- Interactive map of Lac d'Icogne
- Location: Valais
- Coordinates: 46°18′18.73″N 7°27′22.22″E﻿ / ﻿46.3052028°N 7.4561722°E
- Type: reservoir
- Catchment area: 3.3 km^{2} (1.3 sq mi)
- Basin countries: Switzerland
- Surface area: 7 ha (17 acres)
- Water volume: 0.04 million cubic metres (32 acre⋅ft)
- Surface elevation: 1,416 m (4,646 ft)

= Lac d'Icogne =

Lac d'Icogne is a reservoir in the municipality of Lens near the village of Crans-sur-Sierre in the canton of Valais, Switzerland. The lake has a volume of 0.04 million m³ and a surface area of 7 ha.
== History ==
The reservoir was built in 1963 in order to improve the use of the irrigation water coming from Mont-Lachaux.
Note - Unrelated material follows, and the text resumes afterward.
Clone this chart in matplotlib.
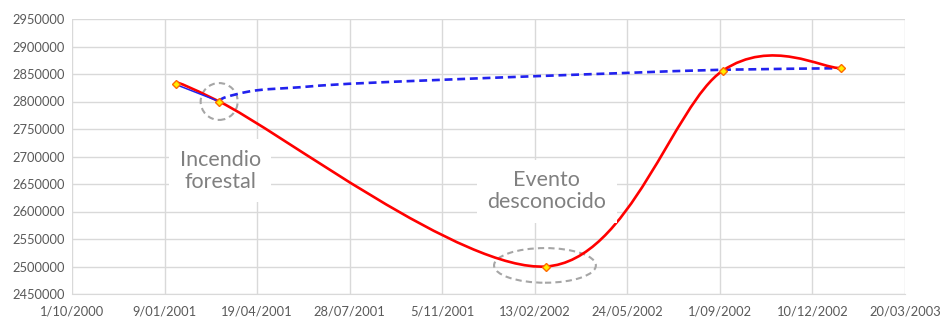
import matplotlib
matplotlib.use("Agg")
import matplotlib.pyplot as plt
import matplotlib.dates as mdates
from matplotlib.path import Path
from matplotlib.patches import PathPatch, Ellipse
import numpy as np
import datetime as dt

plt.rcParams["font.family"] = ["Lato", "DejaVu Sans"]

# red series (smoothed line with markers)
RED_DATES = ["2001-01-21", "2001-03-09", "2002-02-25", "2002-09-04", "2003-01-10"]
RED_VALUES = [2831000, 2800000, 2500000, 2856000, 2860500]

# blue series: solid start then dashed curve
BLUE_SOLID_DATES = ["2001-01-21", "2001-03-09"]
BLUE_SOLID_VALUES = [2831000, 2800000]
BLUE_DASH_DATES = ["2001-03-09", "2001-03-16", "2001-04-17", "2001-06-05",
                   "2001-07-27", "2001-11-13", "2002-02-13", "2002-05-24",
                   "2002-09-01", "2003-01-10"]
BLUE_DASH_VALUES = [2800000, 2807800, 2820000, 2826000, 2832200, 2840000,
                    2846000, 2852000, 2857600, 2860500]

X_TICK_DATES = ["2000-10-01", "2001-01-09", "2001-04-19", "2001-07-28", "2001-11-05",
                "2002-02-13", "2002-05-24", "2002-09-01", "2002-12-10", "2003-03-20"]
X_TICK_LABELS = ["1/10/2000", "9/01/2001", "19/04/2001", "28/07/2001", "5/11/2001",
                 "13/02/2002", "24/05/2002", "1/09/2002", "10/12/2002", "20/03/2003"]
Y_TICKS = list(range(2450000, 2950001, 50000))

GRID = "#d9d9d9"
TEXT = "#595959"


def to_num(dates):
    return mdates.date2num([dt.datetime.strptime(d, "%Y-%m-%d") for d in dates])


def smooth_path(xs, ys):
    # Excel-like smoothing: cubic bezier, catmull-rom control points
    pts = np.column_stack([xs, ys]).astype(float)
    n = len(pts)
    verts = [pts[0]]
    codes = [Path.MOVETO]
    for i in range(n - 1):
        p0 = pts[i - 1] if i > 0 else pts[i]
        p1 = pts[i]
        p2 = pts[i + 1]
        p3 = pts[i + 2] if i + 2 < n else pts[i + 1]
        c1 = p1 + (p2 - p0) / 6.0
        c2 = p2 - (p3 - p1) / 6.0
        verts += [c1, c2, p2]
        codes += [Path.CURVE4] * 3
    return Path(verts, codes)


fig = plt.figure(figsize=(9.4, 3.23), dpi=100)
ax = fig.add_axes([72 / 940, 1 - 294 / 323, 833 / 940, 275 / 323])

rx, ry = to_num(RED_DATES), RED_VALUES
bx, by = to_num(BLUE_DASH_DATES), BLUE_DASH_VALUES

ax.add_patch(PathPatch(smooth_path(bx, by), fill=False, edgecolor="#2222ee",
                       lw=1.9, linestyle=(0, (3, 1.8)), zorder=3))
ax.add_patch(PathPatch(smooth_path(rx, ry), fill=False, edgecolor="#ff0000",
                       lw=1.9, zorder=4, capstyle="round"))
ax.plot(to_num(BLUE_SOLID_DATES), BLUE_SOLID_VALUES, color="#2222ee", lw=1.1, zorder=5)
ax.plot(rx, ry, linestyle="none", marker="D", ms=4.5, mfc="#ffee00",
        mec="#ff6a00", mew=1.0, zorder=6)

# dashed ellipses around the two events
ax.add_patch(Ellipse((rx[1], ry[1]), width=40, height=67000, fill=False,
                     edgecolor="#a6a6a6", lw=1.5, linestyle=(0, (3, 2)), zorder=2))
ax.add_patch(Ellipse((rx[2] - 1, ry[2] + 2000), width=110, height=63000, fill=False,
                     edgecolor="#a6a6a6", lw=1.5, linestyle=(0, (3, 2)), zorder=2))

box = dict(boxstyle="square,pad=0.5", fc="white", ec="none")
ax.text(to_num(["2001-03-10"])[0], 2674000, "Incendio\nforestal", ha="center",
        va="center", fontsize=15.5, color="#808080", bbox=box, zorder=7,
        linespacing=1.1)
ax.text(to_num(["2002-02-26"])[0], 2637000, "Evento\ndesconocido", ha="center",
        va="center", fontsize=15.5, color="#808080", bbox=box, zorder=7,
        linespacing=1.1)

ax.set_xlim(to_num(["2000-10-01"])[0], to_num(["2003-03-20"])[0])
ax.set_ylim(2450000, 2950000)
ax.set_xticks(to_num(X_TICK_DATES))
ax.set_xticklabels(X_TICK_LABELS)
ax.set_yticks(Y_TICKS)
ax.set_yticklabels([str(v) for v in Y_TICKS])
ax.tick_params(length=0, labelsize=9.3, colors=TEXT, pad=8)
ax.tick_params(axis="y", pad=5)
ax.grid(True, color=GRID, lw=1)
ax.set_axisbelow(True)
for s in ["top", "right", "left"]:
    ax.spines[s].set_visible(False)
ax.spines["bottom"].set_color(GRID)

fig.savefig("out.png", dpi=100)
In 2006, the municipality of Icogne started a Micro hydro project using the overflow of the lake in order to produce electricity.
Even if the municipality of Icogne was the owner of the lake and the water, the project was delayed by negotiations with the neighboring municipality of Lens on which the lake is located.
The hydro-power plant was inaugurated in May 2012.